**Task to carry out**
State how many lines in these records contain the word "chart", and nothing else.

* begin Data supplied *

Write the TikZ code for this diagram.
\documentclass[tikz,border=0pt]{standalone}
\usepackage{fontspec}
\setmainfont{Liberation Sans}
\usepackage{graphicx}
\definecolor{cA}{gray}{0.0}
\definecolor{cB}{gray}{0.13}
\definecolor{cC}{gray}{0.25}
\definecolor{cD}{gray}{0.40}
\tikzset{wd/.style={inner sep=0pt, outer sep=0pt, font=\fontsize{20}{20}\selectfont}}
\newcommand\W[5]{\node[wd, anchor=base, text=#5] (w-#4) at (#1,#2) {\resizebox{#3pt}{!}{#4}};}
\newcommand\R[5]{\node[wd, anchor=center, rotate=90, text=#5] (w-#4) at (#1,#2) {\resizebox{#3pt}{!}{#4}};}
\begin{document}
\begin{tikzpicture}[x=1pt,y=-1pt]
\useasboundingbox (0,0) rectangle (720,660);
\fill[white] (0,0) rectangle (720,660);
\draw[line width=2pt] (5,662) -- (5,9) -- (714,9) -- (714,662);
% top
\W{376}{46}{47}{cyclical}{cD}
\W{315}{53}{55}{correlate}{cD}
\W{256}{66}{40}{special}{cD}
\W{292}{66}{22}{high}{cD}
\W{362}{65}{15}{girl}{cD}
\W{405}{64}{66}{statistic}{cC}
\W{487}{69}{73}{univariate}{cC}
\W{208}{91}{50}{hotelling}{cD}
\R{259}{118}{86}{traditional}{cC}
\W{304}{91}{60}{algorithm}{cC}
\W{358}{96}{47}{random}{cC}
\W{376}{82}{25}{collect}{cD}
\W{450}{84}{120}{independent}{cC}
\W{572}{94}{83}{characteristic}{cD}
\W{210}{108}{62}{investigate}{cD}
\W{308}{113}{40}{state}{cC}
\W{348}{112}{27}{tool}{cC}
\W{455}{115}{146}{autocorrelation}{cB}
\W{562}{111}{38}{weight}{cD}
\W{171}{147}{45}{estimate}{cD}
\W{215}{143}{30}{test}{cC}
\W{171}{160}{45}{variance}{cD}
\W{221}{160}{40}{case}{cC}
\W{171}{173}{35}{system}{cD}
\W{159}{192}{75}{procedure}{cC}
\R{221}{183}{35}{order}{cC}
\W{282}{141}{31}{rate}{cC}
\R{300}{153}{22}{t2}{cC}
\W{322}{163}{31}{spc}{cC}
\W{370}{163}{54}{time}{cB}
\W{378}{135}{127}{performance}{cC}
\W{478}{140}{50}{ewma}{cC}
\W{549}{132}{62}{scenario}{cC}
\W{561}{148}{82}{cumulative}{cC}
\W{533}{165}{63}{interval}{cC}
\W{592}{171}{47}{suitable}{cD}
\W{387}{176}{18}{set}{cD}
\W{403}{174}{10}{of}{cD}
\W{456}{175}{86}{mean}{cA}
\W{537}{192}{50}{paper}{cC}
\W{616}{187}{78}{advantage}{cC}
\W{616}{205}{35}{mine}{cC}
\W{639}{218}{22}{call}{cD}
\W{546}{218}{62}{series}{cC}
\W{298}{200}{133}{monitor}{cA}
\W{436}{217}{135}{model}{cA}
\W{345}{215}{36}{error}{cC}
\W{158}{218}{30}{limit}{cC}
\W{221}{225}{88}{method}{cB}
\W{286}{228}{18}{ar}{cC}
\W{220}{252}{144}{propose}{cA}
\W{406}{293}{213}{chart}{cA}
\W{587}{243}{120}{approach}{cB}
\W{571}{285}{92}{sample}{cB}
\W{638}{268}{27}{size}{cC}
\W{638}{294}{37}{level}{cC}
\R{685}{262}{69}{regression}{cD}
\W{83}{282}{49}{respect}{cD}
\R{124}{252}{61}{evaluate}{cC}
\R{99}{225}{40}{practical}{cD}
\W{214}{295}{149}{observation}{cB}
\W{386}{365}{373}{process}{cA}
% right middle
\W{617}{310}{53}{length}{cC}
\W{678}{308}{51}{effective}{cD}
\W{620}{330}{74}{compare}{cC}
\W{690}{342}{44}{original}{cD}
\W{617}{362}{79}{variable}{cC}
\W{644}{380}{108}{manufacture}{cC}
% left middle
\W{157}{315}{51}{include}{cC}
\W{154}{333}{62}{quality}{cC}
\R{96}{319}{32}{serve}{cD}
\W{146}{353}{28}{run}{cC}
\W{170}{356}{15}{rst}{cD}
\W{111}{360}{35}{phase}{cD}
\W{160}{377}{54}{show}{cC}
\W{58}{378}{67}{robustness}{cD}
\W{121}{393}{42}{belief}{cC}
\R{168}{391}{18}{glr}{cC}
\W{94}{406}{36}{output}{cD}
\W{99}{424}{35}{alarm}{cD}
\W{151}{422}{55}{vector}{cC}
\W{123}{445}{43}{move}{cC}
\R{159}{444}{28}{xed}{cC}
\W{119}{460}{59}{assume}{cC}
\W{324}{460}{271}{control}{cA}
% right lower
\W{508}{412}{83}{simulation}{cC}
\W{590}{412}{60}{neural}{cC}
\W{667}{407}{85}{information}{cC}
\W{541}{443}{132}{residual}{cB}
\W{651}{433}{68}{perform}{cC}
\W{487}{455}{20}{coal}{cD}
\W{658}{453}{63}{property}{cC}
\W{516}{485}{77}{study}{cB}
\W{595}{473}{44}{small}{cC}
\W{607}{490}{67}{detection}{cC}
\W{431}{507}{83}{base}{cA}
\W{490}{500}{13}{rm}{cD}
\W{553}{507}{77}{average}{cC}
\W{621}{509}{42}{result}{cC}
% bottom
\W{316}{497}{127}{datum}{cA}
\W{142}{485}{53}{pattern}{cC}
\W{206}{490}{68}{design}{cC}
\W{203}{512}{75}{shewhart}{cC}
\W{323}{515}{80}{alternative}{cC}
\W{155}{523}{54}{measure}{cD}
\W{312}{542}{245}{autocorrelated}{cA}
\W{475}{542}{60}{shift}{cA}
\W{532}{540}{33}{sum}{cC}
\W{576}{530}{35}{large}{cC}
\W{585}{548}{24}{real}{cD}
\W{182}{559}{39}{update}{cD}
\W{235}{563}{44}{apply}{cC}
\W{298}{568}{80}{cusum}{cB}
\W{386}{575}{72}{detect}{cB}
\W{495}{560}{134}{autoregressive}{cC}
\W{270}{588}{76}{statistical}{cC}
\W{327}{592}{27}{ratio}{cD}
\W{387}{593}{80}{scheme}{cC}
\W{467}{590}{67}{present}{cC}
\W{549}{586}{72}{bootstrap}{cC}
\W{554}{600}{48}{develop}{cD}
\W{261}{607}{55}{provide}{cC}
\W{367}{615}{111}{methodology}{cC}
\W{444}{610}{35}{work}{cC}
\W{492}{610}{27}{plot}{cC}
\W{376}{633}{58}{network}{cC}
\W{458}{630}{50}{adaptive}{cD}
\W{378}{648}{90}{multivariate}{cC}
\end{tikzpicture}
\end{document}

* end Data supplied *
* begin Data supplied *

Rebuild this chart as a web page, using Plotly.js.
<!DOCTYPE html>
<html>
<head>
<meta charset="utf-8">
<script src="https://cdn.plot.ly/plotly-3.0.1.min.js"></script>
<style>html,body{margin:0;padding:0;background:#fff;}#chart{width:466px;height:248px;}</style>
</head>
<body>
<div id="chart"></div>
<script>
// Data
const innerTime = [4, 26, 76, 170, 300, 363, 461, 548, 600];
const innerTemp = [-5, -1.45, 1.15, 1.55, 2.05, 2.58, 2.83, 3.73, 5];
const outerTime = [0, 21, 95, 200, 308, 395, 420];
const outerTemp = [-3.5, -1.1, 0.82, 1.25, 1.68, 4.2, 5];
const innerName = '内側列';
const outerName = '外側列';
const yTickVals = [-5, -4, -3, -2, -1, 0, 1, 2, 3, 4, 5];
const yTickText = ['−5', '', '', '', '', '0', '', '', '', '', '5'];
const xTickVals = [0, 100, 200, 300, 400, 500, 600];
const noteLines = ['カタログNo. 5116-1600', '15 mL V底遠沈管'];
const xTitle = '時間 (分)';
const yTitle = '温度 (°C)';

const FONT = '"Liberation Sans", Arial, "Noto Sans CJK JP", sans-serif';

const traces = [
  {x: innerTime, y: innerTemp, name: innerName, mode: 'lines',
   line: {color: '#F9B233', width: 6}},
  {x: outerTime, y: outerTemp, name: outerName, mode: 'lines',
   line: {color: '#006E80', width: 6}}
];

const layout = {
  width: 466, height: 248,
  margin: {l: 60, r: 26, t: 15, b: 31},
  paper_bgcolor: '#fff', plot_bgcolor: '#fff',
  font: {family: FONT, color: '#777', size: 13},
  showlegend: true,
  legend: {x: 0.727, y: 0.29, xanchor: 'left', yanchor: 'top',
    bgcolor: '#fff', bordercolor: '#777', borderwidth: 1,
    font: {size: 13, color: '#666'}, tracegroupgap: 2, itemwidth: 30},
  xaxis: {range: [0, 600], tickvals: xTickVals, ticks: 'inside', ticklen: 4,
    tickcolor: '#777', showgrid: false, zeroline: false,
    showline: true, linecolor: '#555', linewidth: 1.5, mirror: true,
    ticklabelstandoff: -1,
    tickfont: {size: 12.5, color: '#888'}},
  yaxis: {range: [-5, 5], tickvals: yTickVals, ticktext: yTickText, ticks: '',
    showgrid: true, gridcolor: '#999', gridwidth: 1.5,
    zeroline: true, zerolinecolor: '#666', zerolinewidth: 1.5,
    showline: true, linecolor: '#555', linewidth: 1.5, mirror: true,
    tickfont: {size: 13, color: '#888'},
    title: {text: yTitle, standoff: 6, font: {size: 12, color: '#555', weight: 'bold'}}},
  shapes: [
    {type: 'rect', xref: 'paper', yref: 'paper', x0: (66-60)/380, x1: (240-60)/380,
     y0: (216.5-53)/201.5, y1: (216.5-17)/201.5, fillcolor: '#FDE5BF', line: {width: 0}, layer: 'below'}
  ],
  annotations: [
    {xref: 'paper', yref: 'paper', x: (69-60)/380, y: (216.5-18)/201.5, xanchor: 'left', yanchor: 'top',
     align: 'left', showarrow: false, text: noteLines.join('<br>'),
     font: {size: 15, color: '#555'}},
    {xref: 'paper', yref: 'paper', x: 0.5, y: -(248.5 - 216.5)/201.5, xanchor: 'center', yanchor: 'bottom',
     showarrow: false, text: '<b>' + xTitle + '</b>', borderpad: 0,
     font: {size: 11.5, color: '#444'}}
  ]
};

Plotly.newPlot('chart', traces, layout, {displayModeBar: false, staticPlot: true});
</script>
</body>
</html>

* end Data supplied *

**Response to this task**
5